GIVEN INSTRUCTION>
Write out each line of the listing as it stands, without the images.
** Start of COLLECTED MATERIAL **
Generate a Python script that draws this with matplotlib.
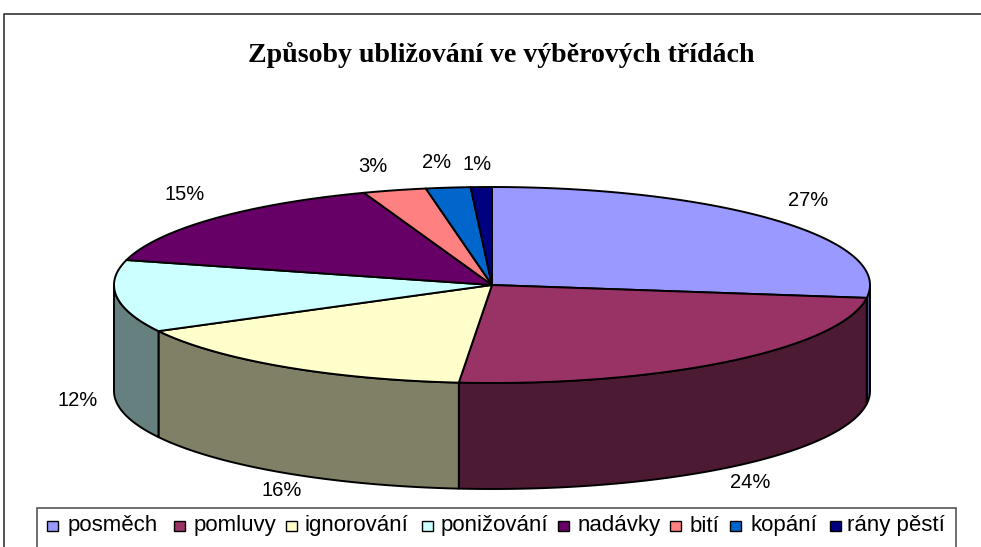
import matplotlib
matplotlib.use("Agg")
import matplotlib.pyplot as plt
import numpy as np
from matplotlib.patches import Polygon, Rectangle

title = "Způsoby ubližování ve výběrových třídách"
categories = ["posměch", "pomluvy", "ignorování", "ponižování",
              "nadávky", "bití", "kopání", "rány pěstí"]
values = [27.1, 24.3, 15.8, 11.9, 15.4, 2.7, 1.9, 0.9]
colors = ["#9999FF", "#993366", "#FFFFCC", "#CCFFFF",
          "#660066", "#FF8080", "#0066CC", "#000080"]

# layout in image pixels
CX, CY, RX, RY, DEPTH = 492, 285, 378, 98, 106
label_xy = [(808, 201), (750, 483), (282, 490), (78, 400),
            (185, 195), (373, 166), (437, 163), (477, 164)]
swatch_x = [47, 174, 286, 422, 558, 670, 730, 830]
text_x = [68, 194, 304, 441, 578, 690, 751, 847]

SANS = "Liberation Sans"


def rim(a0, a1, n=80):
    # angles in degrees, clockwise from the top of the pie
    t = np.radians(np.linspace(a0, a1, n))
    return np.column_stack([CX + RX * np.sin(t), CY - RY * np.cos(t)])


def darker(c):
    rgb = matplotlib.colors.to_rgb(c)
    return tuple(v / 2 for v in rgb)


fig = plt.figure(figsize=(9.81, 5.47), dpi=100)
ax = fig.add_axes([0, 0, 1, 1])
ax.set_xlim(0, 981)
ax.set_ylim(547, 0)
ax.axis("off")

# chart frame, cut off by the image on the right and at the bottom
ax.plot([4, 4, 981], [547, 14, 14], color="#333333", lw=1.2)

ax.text(501, 55, title, family="Liberation Serif", weight="bold",
        fontsize=20.1, ha="center", va="center", color="black")

edges = np.concatenate([[0], np.cumsum(values)]) / sum(values) * 360

# side wall, only the front half is visible
for i, c in enumerate(colors):
    a0, a1 = max(edges[i], 90), min(edges[i + 1], 270)
    if a0 >= a1:
        continue
    top = rim(a0, a1)
    bottom = top[::-1] + [0, DEPTH]
    ax.add_patch(Polygon(np.vstack([top, bottom]), closed=True,
                         fc=darker(c), ec="black", lw=1.4, joinstyle="round"))

# top face
for i, c in enumerate(colors):
    pts = np.vstack([[CX, CY], rim(edges[i], edges[i + 1])])
    ax.add_patch(Polygon(pts, closed=True, fc=c, ec="black", lw=1.4,
                         joinstyle="round"))

for v, (x, y) in zip(values, label_xy):
    ax.text(x, y, f"{round(v)}%", family=SANS, fontsize=14.5,
            ha="center", va="center", color="black")

# legend box
ax.add_patch(Rectangle((37, 508), 919, 60, fc="white", ec="#555555", lw=1.2))
for name, c, sx, tx in zip(categories, colors, swatch_x, text_x):
    ax.add_patch(Rectangle((sx, 521), 11, 10, fc=c, ec="black", lw=1.0))
    ax.text(tx, 526, name, family=SANS, fontsize=16, ha="left",
            va="center", color="black")

fig.savefig("out.png", dpi=100)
** End of COLLECTED MATERIAL **
SOLUTION FOR THIS PROBLEM>
Generate a Python script that draws this with matplotlib.
import matplotlib
matplotlib.use("Agg")
import matplotlib.pyplot as plt
import numpy as np
from matplotlib.patches import Polygon, Rectangle

title = "Způsoby ubližování ve výběrových třídách"
categories = ["posměch", "pomluvy", "ignorování", "ponižování",
              "nadávky", "bití", "kopání", "rány pěstí"]
values = [27.1, 24.3, 15.8, 11.9, 15.4, 2.7, 1.9, 0.9]
colors = ["#9999FF", "#993366", "#FFFFCC", "#CCFFFF",
          "#660066", "#FF8080", "#0066CC", "#000080"]

# layout in image pixels
CX, CY, RX, RY, DEPTH = 492, 285, 378, 98, 106
label_xy = [(808, 201), (750, 483), (282, 490), (78, 400),
            (185, 195), (373, 166), (437, 163), (477, 164)]
swatch_x = [47, 174, 286, 422, 558, 670, 730, 830]
text_x = [68, 194, 304, 441, 578, 690, 751, 847]

SANS = "Liberation Sans"


def rim(a0, a1, n=80):
    # angles in degrees, clockwise from the top of the pie
    t = np.radians(np.linspace(a0, a1, n))
    return np.column_stack([CX + RX * np.sin(t), CY - RY * np.cos(t)])


def darker(c):
    rgb = matplotlib.colors.to_rgb(c)
    return tuple(v / 2 for v in rgb)


fig = plt.figure(figsize=(9.81, 5.47), dpi=100)
ax = fig.add_axes([0, 0, 1, 1])
ax.set_xlim(0, 981)
ax.set_ylim(547, 0)
ax.axis("off")

# chart frame, cut off by the image on the right and at the bottom
ax.plot([4, 4, 981], [547, 14, 14], color="#333333", lw=1.2)

ax.text(501, 55, title, family="Liberation Serif", weight="bold",
        fontsize=20.1, ha="center", va="center", color="black")

edges = np.concatenate([[0], np.cumsum(values)]) / sum(values) * 360

# side wall, only the front half is visible
for i, c in enumerate(colors):
    a0, a1 = max(edges[i], 90), min(edges[i + 1], 270)
    if a0 >= a1:
        continue
    top = rim(a0, a1)
    bottom = top[::-1] + [0, DEPTH]
    ax.add_patch(Polygon(np.vstack([top, bottom]), closed=True,
                         fc=darker(c), ec="black", lw=1.4, joinstyle="round"))

# top face
for i, c in enumerate(colors):
    pts = np.vstack([[CX, CY], rim(edges[i], edges[i + 1])])
    ax.add_patch(Polygon(pts, closed=True, fc=c, ec="black", lw=1.4,
                         joinstyle="round"))

for v, (x, y) in zip(values, label_xy):
    ax.text(x, y, f"{round(v)}%", family=SANS, fontsize=14.5,
            ha="center", va="center", color="black")

# legend box
ax.add_patch(Rectangle((37, 508), 919, 60, fc="white", ec="#555555", lw=1.2))
for name, c, sx, tx in zip(categories, colors, swatch_x, text_x):
    ax.add_patch(Rectangle((sx, 521), 11, 10, fc=c, ec="black", lw=1.0))
    ax.text(tx, 526, name, family=SANS, fontsize=16, ha="left",
            va="center", color="black")

fig.savefig("out.png", dpi=100)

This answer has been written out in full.